> **Data shown**
☆ ☆ ☆ ☆

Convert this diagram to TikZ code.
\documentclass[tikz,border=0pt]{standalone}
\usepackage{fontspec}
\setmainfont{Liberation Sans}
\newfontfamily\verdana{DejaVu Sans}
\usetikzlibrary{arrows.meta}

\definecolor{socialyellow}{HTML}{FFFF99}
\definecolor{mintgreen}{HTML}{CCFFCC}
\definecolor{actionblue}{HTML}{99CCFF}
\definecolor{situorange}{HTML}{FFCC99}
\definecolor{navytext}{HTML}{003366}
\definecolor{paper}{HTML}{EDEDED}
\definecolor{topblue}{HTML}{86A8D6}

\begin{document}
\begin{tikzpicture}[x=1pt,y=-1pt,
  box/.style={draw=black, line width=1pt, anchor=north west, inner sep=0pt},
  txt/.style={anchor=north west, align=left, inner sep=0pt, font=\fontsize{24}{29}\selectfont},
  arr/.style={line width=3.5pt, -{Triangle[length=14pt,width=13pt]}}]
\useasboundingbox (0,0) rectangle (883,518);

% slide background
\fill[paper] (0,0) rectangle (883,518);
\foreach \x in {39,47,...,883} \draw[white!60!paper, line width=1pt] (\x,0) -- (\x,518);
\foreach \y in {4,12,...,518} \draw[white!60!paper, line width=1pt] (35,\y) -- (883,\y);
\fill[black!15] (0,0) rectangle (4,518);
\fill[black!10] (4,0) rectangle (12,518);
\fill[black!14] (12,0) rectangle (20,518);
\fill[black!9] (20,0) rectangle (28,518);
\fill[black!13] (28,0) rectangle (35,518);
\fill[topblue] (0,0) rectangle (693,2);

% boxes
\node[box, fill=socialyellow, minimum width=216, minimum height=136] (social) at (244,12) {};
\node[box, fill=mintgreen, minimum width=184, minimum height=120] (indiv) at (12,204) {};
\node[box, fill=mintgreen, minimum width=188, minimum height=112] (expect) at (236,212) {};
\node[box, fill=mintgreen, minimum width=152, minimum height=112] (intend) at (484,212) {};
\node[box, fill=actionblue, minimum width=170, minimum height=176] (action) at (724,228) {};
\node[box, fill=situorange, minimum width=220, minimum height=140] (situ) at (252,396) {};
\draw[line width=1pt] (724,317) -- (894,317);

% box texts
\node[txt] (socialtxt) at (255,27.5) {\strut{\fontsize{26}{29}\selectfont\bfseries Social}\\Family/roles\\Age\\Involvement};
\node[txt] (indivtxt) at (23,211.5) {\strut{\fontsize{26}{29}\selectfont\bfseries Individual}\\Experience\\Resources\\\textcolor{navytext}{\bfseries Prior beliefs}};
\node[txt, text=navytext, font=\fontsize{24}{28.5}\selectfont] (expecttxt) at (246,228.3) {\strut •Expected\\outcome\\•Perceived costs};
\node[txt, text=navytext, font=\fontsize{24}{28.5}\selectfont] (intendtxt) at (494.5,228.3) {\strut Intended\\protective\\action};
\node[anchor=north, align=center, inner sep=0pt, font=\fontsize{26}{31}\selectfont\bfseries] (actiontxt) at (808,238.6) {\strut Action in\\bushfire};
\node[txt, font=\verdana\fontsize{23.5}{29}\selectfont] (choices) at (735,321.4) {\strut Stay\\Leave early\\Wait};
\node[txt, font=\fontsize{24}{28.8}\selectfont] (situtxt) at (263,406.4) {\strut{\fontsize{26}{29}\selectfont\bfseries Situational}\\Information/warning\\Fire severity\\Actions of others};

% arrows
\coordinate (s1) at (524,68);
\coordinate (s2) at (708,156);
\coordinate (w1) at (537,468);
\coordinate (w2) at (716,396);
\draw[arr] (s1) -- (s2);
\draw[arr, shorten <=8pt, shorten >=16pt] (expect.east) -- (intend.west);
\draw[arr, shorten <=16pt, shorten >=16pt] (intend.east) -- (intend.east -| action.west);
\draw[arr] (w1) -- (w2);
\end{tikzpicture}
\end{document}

☆ ☆ ☆ ☆

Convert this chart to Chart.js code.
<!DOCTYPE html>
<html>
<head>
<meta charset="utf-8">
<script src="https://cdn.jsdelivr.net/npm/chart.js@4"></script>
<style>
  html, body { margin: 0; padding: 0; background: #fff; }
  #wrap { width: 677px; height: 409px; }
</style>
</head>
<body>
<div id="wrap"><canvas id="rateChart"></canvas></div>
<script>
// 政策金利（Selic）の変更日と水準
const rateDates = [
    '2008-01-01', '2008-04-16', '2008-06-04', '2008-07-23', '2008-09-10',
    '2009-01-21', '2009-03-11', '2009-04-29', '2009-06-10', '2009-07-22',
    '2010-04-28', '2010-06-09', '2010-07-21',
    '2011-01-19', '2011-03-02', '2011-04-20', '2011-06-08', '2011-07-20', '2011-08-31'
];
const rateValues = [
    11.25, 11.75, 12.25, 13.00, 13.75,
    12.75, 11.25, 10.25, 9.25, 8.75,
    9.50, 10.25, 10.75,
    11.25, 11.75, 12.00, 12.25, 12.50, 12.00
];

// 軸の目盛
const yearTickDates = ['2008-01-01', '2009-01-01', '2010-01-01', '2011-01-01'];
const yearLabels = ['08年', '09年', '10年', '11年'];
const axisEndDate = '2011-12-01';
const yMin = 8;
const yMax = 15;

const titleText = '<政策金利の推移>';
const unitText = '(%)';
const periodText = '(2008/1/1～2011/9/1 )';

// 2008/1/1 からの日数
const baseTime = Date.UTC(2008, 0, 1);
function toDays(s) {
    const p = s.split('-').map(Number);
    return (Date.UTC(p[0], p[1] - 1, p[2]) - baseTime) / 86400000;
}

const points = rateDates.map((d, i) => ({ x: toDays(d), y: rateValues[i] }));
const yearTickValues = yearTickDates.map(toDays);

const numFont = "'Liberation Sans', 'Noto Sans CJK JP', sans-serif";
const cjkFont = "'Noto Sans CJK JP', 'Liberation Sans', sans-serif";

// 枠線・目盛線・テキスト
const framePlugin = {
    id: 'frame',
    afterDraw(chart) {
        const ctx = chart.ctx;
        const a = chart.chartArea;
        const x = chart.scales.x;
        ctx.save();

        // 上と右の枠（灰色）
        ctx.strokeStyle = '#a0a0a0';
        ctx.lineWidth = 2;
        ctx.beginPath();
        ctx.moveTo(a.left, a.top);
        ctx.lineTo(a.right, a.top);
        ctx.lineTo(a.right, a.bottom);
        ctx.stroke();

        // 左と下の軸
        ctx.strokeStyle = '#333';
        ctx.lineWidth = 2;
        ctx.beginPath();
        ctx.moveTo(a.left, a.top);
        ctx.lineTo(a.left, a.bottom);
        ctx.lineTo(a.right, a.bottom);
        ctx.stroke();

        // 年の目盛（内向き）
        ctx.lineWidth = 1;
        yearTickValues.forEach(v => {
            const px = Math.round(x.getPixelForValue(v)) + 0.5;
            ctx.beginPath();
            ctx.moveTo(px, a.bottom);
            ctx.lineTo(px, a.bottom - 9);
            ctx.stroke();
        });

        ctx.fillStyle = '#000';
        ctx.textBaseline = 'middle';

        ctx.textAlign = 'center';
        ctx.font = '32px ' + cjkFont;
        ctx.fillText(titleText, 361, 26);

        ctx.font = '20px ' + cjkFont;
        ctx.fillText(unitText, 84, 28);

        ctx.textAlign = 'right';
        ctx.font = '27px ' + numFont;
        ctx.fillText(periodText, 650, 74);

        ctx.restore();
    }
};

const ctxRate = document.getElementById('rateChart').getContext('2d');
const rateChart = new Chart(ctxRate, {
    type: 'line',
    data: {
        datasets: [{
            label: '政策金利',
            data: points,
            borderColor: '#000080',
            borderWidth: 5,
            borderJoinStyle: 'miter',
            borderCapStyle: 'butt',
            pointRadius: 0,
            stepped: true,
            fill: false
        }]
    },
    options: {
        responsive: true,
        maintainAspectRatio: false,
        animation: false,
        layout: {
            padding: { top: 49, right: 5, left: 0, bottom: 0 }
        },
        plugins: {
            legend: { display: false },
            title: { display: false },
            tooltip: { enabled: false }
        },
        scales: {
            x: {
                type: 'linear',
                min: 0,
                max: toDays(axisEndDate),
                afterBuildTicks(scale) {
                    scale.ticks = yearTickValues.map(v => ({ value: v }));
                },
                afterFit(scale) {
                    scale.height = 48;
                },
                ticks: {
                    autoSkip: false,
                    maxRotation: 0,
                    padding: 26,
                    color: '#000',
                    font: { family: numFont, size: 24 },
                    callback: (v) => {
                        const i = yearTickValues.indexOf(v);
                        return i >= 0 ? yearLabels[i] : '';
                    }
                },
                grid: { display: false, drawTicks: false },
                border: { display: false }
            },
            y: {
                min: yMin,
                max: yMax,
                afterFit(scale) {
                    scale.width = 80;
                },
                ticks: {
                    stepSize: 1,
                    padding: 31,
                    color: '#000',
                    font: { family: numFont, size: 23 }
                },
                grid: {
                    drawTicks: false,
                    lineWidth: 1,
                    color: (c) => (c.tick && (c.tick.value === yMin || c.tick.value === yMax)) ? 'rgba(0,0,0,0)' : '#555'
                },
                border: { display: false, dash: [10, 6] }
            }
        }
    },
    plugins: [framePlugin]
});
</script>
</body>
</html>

☆ ☆ ☆ ☆

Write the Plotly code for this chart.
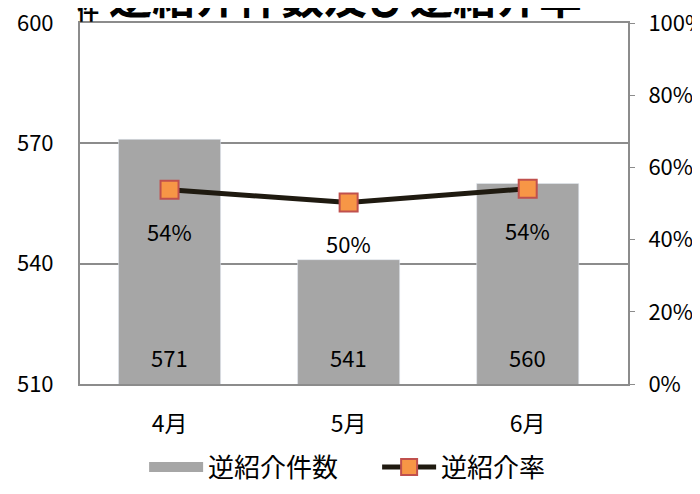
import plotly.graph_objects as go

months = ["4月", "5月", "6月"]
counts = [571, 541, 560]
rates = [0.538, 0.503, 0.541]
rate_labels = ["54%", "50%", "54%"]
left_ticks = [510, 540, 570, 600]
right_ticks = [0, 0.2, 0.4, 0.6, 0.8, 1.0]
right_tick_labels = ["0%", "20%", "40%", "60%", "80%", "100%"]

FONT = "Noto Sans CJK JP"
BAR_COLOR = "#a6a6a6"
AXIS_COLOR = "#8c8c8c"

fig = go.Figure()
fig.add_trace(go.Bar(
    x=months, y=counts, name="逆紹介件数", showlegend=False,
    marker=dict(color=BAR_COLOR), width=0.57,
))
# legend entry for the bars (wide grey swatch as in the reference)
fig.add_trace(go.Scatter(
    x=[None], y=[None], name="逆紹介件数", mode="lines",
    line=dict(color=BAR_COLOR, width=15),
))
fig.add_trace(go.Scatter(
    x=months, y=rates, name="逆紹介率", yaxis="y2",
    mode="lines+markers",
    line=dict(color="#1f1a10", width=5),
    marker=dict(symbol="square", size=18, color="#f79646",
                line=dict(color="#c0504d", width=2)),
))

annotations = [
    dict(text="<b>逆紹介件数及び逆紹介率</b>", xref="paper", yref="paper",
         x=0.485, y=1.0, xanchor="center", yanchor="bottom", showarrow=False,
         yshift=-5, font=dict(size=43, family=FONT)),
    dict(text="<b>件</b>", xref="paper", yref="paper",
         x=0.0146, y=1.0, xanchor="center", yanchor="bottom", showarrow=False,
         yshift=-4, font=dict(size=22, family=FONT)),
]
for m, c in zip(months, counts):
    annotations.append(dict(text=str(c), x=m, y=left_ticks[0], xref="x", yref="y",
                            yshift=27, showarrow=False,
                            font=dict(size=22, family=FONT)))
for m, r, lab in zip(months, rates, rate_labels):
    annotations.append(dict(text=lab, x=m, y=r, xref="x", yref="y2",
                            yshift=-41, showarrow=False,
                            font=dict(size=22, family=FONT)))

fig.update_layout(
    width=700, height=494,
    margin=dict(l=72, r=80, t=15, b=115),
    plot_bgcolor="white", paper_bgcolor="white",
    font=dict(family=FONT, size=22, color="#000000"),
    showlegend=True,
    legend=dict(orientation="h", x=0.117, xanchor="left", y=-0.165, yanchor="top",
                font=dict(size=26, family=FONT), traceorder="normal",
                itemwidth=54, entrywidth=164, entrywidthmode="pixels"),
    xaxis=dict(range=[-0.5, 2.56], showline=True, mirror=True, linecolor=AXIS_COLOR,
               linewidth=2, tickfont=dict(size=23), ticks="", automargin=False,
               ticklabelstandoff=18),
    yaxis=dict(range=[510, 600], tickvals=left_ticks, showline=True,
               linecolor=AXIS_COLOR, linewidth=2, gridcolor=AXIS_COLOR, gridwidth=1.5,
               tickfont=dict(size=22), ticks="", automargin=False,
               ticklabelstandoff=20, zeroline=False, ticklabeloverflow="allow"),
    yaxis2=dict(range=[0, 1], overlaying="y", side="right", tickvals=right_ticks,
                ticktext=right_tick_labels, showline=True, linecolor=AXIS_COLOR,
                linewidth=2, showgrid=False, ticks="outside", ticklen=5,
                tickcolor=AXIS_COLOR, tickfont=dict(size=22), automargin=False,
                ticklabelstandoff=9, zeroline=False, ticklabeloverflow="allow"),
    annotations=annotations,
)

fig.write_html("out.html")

☆ ☆ ☆ ☆

> **Task description**
From the records above, pull out each line that has "Convert".

> **The output**
Convert this diagram to TikZ code.
Convert this chart to Chart.js code.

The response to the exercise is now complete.